Pull each line containing "this" out of the data and copy it.

*** SOURCE RECORDS ***

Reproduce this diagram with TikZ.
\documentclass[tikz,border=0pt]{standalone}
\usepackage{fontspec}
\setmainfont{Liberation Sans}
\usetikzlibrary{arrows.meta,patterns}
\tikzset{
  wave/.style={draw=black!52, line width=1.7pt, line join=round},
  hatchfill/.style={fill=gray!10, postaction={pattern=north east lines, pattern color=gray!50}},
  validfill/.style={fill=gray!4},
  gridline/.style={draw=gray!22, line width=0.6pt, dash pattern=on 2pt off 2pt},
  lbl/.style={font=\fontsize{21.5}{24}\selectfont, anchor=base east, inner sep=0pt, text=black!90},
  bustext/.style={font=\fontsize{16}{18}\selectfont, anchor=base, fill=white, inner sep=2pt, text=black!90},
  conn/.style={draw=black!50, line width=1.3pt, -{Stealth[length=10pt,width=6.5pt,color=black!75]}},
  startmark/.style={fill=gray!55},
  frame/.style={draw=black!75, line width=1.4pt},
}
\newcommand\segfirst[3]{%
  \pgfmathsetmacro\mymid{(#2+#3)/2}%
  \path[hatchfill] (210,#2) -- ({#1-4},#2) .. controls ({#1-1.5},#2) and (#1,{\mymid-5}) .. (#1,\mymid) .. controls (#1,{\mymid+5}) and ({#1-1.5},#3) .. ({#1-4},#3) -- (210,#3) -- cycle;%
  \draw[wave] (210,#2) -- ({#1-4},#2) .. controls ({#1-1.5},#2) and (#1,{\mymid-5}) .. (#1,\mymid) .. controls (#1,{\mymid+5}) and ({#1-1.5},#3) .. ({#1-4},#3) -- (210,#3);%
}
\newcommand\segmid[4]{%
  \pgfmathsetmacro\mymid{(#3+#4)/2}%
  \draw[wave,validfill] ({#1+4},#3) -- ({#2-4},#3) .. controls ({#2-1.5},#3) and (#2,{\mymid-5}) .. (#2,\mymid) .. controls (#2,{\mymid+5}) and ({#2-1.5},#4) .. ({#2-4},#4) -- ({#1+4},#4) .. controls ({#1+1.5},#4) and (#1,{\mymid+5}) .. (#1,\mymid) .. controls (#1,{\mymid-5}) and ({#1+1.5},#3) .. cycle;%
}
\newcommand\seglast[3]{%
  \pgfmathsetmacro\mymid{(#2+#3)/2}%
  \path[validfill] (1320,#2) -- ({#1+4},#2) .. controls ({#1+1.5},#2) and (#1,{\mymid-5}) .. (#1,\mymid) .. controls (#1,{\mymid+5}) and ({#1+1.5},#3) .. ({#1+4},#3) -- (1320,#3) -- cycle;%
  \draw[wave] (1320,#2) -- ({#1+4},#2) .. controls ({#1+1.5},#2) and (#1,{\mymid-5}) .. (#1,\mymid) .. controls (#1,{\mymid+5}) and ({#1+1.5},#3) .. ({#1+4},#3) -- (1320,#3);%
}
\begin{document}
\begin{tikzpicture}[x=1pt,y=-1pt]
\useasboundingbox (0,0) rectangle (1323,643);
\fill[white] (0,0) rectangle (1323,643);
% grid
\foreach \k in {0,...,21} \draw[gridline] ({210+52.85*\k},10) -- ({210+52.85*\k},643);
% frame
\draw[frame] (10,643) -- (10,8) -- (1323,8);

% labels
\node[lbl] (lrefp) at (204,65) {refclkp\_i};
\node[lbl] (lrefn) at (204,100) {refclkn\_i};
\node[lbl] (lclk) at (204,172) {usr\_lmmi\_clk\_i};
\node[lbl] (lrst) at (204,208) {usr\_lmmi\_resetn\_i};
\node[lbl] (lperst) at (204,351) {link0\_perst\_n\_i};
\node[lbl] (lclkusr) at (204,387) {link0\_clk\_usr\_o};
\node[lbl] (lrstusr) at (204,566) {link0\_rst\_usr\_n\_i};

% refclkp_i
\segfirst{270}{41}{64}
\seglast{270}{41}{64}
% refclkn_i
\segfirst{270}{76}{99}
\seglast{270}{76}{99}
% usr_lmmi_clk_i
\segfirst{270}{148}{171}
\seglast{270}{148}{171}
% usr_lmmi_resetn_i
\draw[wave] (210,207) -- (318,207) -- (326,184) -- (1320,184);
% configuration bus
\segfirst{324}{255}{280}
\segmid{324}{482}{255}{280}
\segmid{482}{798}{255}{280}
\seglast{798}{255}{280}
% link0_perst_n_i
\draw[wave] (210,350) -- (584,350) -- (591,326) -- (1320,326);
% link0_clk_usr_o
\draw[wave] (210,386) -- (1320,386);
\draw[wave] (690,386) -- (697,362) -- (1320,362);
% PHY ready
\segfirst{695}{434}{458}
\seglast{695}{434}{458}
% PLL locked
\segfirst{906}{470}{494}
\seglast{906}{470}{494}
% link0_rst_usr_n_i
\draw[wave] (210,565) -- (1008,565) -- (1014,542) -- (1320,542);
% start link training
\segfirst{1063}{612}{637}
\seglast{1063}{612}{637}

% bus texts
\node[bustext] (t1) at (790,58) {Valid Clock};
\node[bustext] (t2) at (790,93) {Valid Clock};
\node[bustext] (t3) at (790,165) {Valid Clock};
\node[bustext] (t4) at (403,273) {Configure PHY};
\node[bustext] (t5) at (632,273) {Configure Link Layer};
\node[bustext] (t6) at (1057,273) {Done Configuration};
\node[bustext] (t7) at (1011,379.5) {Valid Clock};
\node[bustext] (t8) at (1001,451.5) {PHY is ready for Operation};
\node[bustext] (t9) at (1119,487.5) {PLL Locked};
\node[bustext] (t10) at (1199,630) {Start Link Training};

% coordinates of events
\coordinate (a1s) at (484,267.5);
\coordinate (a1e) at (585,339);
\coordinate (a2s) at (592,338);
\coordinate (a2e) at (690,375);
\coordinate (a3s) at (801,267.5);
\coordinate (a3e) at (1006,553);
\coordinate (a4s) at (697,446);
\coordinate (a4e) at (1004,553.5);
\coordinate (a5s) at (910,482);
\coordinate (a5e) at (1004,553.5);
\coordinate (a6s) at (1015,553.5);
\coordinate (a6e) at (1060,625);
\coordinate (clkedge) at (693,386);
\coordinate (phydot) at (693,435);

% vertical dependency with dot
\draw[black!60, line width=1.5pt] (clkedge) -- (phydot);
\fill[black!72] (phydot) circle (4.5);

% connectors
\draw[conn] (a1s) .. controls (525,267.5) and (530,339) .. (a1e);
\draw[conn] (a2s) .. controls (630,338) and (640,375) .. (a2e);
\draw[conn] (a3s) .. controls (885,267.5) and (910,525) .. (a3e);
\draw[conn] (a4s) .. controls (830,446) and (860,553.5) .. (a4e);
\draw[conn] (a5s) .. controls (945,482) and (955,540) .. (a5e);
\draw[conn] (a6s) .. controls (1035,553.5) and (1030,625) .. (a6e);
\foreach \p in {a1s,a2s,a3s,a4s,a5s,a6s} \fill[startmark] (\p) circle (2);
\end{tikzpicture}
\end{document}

***
*** SOURCE RECORDS ***

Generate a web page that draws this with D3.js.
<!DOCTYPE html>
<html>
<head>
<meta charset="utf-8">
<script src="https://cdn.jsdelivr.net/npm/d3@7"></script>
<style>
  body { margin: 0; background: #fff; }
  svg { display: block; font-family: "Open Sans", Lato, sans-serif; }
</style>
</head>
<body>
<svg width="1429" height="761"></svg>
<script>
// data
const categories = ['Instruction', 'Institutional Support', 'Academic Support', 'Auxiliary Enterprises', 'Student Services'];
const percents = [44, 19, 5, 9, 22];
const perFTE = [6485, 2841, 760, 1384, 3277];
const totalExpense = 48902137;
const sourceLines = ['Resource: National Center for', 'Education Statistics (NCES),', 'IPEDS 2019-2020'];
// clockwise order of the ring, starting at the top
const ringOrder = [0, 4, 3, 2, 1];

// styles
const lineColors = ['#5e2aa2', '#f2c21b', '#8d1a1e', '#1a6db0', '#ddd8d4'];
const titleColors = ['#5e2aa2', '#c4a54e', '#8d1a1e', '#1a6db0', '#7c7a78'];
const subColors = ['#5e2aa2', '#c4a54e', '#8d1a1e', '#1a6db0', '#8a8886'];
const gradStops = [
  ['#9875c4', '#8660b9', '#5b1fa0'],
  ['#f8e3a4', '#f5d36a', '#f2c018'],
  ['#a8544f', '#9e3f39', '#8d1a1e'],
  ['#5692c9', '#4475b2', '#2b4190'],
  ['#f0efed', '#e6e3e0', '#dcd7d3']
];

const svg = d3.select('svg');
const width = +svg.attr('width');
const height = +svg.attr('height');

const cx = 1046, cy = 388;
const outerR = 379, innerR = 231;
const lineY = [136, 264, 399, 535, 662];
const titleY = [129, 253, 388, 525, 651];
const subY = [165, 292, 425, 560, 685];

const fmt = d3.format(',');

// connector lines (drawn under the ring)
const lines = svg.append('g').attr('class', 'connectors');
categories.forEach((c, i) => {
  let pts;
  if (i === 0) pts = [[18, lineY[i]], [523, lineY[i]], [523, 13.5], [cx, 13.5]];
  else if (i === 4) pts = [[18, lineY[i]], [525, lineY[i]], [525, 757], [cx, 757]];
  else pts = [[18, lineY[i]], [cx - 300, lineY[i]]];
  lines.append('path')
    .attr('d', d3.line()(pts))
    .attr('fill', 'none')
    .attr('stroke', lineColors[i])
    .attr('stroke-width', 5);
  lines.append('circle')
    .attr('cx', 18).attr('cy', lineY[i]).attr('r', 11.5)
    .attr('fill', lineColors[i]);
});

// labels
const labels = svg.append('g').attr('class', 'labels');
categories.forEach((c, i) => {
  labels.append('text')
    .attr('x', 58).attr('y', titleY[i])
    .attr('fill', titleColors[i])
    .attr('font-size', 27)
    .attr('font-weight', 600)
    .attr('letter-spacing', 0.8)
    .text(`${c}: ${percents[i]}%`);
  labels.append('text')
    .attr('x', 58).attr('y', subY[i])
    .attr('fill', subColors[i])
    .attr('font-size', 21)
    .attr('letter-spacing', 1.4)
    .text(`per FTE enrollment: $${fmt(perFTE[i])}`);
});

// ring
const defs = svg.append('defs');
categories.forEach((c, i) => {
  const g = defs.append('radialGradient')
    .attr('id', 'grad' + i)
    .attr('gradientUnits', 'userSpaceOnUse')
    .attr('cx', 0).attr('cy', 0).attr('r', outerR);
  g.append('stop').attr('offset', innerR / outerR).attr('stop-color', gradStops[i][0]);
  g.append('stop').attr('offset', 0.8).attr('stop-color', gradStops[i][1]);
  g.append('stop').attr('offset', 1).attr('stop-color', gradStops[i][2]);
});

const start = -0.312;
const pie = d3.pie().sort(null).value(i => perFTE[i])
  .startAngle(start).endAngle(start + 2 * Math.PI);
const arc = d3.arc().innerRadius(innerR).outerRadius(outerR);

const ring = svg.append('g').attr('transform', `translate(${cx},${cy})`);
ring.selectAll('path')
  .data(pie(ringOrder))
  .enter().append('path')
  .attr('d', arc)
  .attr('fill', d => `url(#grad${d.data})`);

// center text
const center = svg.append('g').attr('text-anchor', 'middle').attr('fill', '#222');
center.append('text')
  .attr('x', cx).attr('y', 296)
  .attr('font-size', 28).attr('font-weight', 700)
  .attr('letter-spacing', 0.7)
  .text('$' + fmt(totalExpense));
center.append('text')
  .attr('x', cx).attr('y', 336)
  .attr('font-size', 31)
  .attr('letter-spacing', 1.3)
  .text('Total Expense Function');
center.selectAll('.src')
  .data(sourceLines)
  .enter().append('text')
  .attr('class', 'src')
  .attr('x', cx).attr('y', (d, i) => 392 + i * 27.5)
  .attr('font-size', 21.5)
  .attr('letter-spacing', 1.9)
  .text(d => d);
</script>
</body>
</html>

***

= EXPECTED OUTPUT =
Reproduce this diagram with TikZ.
Generate a web page that draws this with D3.js.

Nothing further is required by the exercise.